# [What to work on]
Without the pictures, output the records below word for word.

# [Supplied data]
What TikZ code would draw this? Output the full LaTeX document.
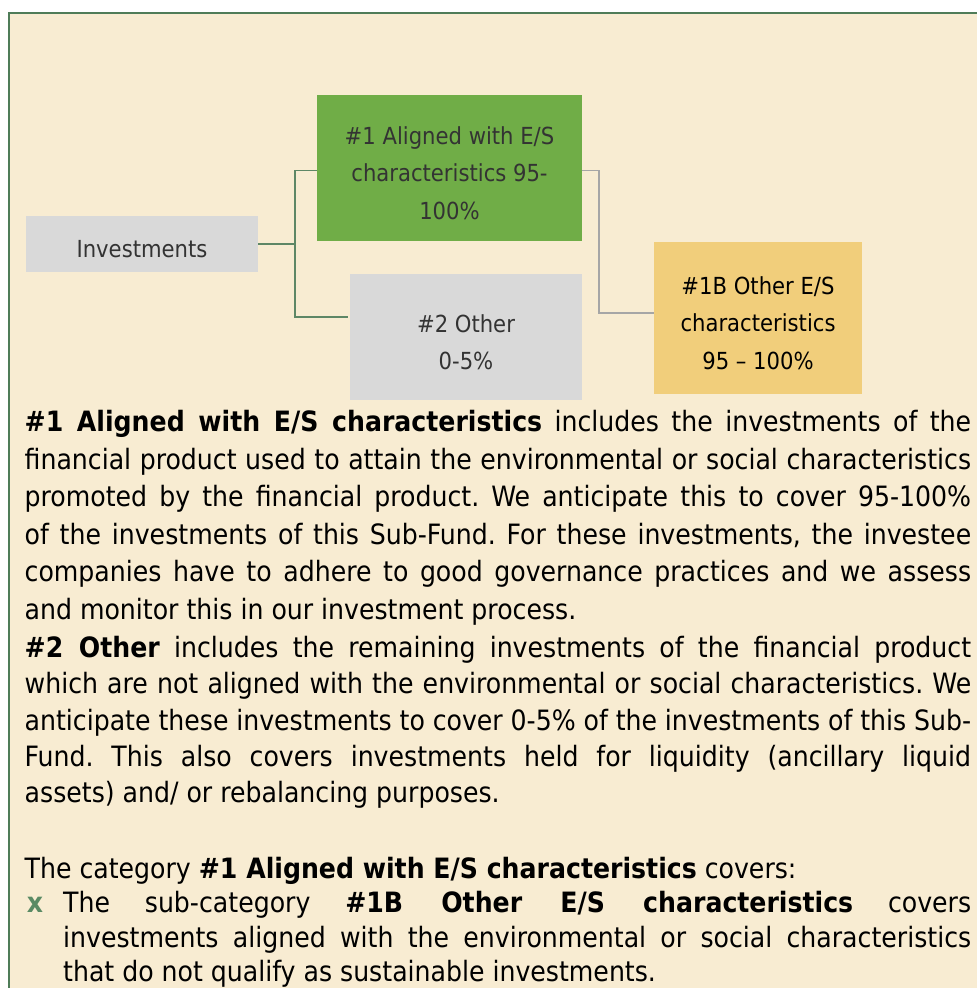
\documentclass[tikz,border=0pt]{standalone}
\usepackage{fontspec}
\setmainfont{DejaVu Sans Condensed}
\usepackage{xcolor}
\usepackage{tikz}
\definecolor{cream}{HTML}{F8ECD2}
\definecolor{framegreen}{HTML}{4F7C58}
\definecolor{linkgreen}{HTML}{5E8766}
\definecolor{linkgray}{HTML}{A6A6A6}
\definecolor{boxgreen}{HTML}{70AD47}
\definecolor{boxgray}{HTML}{D9D9D9}
\definecolor{boxyellow}{HTML}{F1CE7B}
\definecolor{boxtext}{HTML}{333333}
\definecolor{bulletgreen}{HTML}{5A8A64}
\newcommand{\tstrut}{\rule{0pt}{28pt}}
\tolerance=10000
\hyphenpenalty=10000
\exhyphenpenalty=10000
\frenchspacing

\begin{document}
\begin{tikzpicture}[x=1pt,y=-1pt]
\tikzstyle{every node}+=[inner sep=0pt]
\tikzstyle{box}=[align=center,font={\fontsize{23.5}{37.5}\selectfont},text=boxtext]
\tikzstyle{body}=[anchor=base west,align=justify,text width=946.5pt]
\useasboundingbox (0,0) rectangle (977,988);
\fill [white] (0,0) rectangle (977,988);
\fill [cream] (8,12) rectangle (977,988);
\draw [framegreen,line width=1.5pt] (8.75,988) -- (8.75,12.75) -- (977,12.75);
\node [box,fill=boxgray,minimum width=232pt,minimum height=56pt] (inv) at (142,244) {\tstrut Investments};
\node [box,fill=boxgreen,minimum width=265pt,minimum height=146pt] (aligned) at (449.5,168) {\tstrut\#1 Aligned with E/S\\characteristics 95-\\100\%};
\node [box,fill=boxgray,minimum width=232pt,minimum height=126pt] (other) at (466,337) {\tstrut\#2 Other\\0-5\%};
\node [box,fill=boxyellow,text=black,minimum width=208pt,minimum height=152pt] (otheres) at (758,318) {\tstrut\#1B Other E/S\\characteristics\\95 -- 100\%};
\coordinate (split) at (295,244);
\draw [linkgreen,line width=1.2pt] (inv.east) -- (split) |- ([yshift=-2.5pt]aligned.west);
\draw [linkgreen,line width=1.2pt] (split) |- ([xshift=-2pt,yshift=20pt]other.west);
\draw [linkgray,line width=1.5pt] ([yshift=-2.5pt]aligned.east) -- ++(17,0) |- ([yshift=5pt]otheres.west);
\node [body,font={\fontsize{28}{37.6}\selectfont}] (alignedtext) at (24.5,431.5) {\textbf{\#1 Aligned with E/S characteristics} includes the investments of the\linebreak financial product used to attain the environmental or social characteristics\linebreak promoted by the financial product. We anticipate this to cover 95-100\%\linebreak of the investments of this Sub-Fund. For these investments, the investee\linebreak companies have to adhere to good governance practices and we assess\linebreak and monitor this in our investment process.};
\node [body,font={\fontsize{28}{36.4}\selectfont}] (othertext) at (24.5,657.3) {\textbf{\#2 Other} includes the remaining investments of the financial product\linebreak which are not aligned with the environmental or social characteristics. We\linebreak anticipate these investments to cover 0-5\% of the investments of this Sub-\linebreak Fund. This also covers investments held for liquidity (ancillary liquid\linebreak assets) and/ or rebalancing purposes.};
\node [anchor=base west,font={\fontsize{28}{37.6}\selectfont}] (cattext) at (24.5,878.3) {The category \textbf{\#1 Aligned with E/S characteristics} covers:};
\node [body,text width=908pt,font={\fontsize{28}{34.5}\selectfont}] (subtext) at (63,912.7) {\llap{\textcolor{bulletgreen}{\textbf{x}}\hspace{20pt}}The sub-category \textbf{\#1B Other E/S characteristics} covers\linebreak investments aligned with the environmental or social characteristics\linebreak that do not qualify as sustainable investments.};
\end{tikzpicture}
\end{document}
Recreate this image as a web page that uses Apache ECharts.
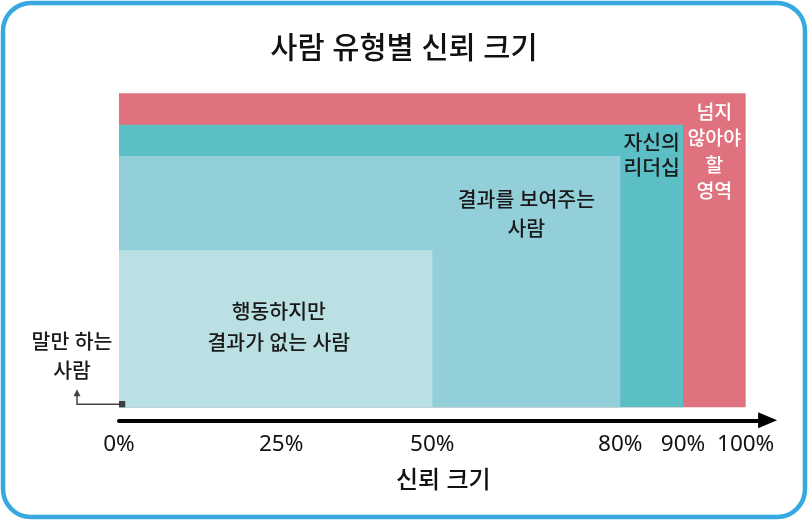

# [Exercise answer]
What TikZ code would draw this? Output the full LaTeX document.
\documentclass[tikz,border=0pt]{standalone}
\usepackage{fontspec}
\setmainfont{DejaVu Sans Condensed}
\usepackage{xcolor}
\usepackage{tikz}
\definecolor{cream}{HTML}{F8ECD2}
\definecolor{framegreen}{HTML}{4F7C58}
\definecolor{linkgreen}{HTML}{5E8766}
\definecolor{linkgray}{HTML}{A6A6A6}
\definecolor{boxgreen}{HTML}{70AD47}
\definecolor{boxgray}{HTML}{D9D9D9}
\definecolor{boxyellow}{HTML}{F1CE7B}
\definecolor{boxtext}{HTML}{333333}
\definecolor{bulletgreen}{HTML}{5A8A64}
\newcommand{\tstrut}{\rule{0pt}{28pt}}
\tolerance=10000
\hyphenpenalty=10000
\exhyphenpenalty=10000
\frenchspacing

\begin{document}
\begin{tikzpicture}[x=1pt,y=-1pt]
\tikzstyle{every node}+=[inner sep=0pt]
\tikzstyle{box}=[align=center,font={\fontsize{23.5}{37.5}\selectfont},text=boxtext]
\tikzstyle{body}=[anchor=base west,align=justify,text width=946.5pt]
\useasboundingbox (0,0) rectangle (977,988);
\fill [white] (0,0) rectangle (977,988);
\fill [cream] (8,12) rectangle (977,988);
\draw [framegreen,line width=1.5pt] (8.75,988) -- (8.75,12.75) -- (977,12.75);
\node [box,fill=boxgray,minimum width=232pt,minimum height=56pt] (inv) at (142,244) {\tstrut Investments};
\node [box,fill=boxgreen,minimum width=265pt,minimum height=146pt] (aligned) at (449.5,168) {\tstrut\#1 Aligned with E/S\\characteristics 95-\\100\%};
\node [box,fill=boxgray,minimum width=232pt,minimum height=126pt] (other) at (466,337) {\tstrut\#2 Other\\0-5\%};
\node [box,fill=boxyellow,text=black,minimum width=208pt,minimum height=152pt] (otheres) at (758,318) {\tstrut\#1B Other E/S\\characteristics\\95 -- 100\%};
\coordinate (split) at (295,244);
\draw [linkgreen,line width=1.2pt] (inv.east) -- (split) |- ([yshift=-2.5pt]aligned.west);
\draw [linkgreen,line width=1.2pt] (split) |- ([xshift=-2pt,yshift=20pt]other.west);
\draw [linkgray,line width=1.5pt] ([yshift=-2.5pt]aligned.east) -- ++(17,0) |- ([yshift=5pt]otheres.west);
\node [body,font={\fontsize{28}{37.6}\selectfont}] (alignedtext) at (24.5,431.5) {\textbf{\#1 Aligned with E/S characteristics} includes the investments of the\linebreak financial product used to attain the environmental or social characteristics\linebreak promoted by the financial product. We anticipate this to cover 95-100\%\linebreak of the investments of this Sub-Fund. For these investments, the investee\linebreak companies have to adhere to good governance practices and we assess\linebreak and monitor this in our investment process.};
\node [body,font={\fontsize{28}{36.4}\selectfont}] (othertext) at (24.5,657.3) {\textbf{\#2 Other} includes the remaining investments of the financial product\linebreak which are not aligned with the environmental or social characteristics. We\linebreak anticipate these investments to cover 0-5\% of the investments of this Sub-\linebreak Fund. This also covers investments held for liquidity (ancillary liquid\linebreak assets) and/ or rebalancing purposes.};
\node [anchor=base west,font={\fontsize{28}{37.6}\selectfont}] (cattext) at (24.5,878.3) {The category \textbf{\#1 Aligned with E/S characteristics} covers:};
\node [body,text width=908pt,font={\fontsize{28}{34.5}\selectfont}] (subtext) at (63,912.7) {\llap{\textcolor{bulletgreen}{\textbf{x}}\hspace{20pt}}The sub-category \textbf{\#1B Other E/S characteristics} covers\linebreak investments aligned with the environmental or social characteristics\linebreak that do not qualify as sustainable investments.};
\end{tikzpicture}
\end{document}
Recreate this image as a web page that uses Apache ECharts.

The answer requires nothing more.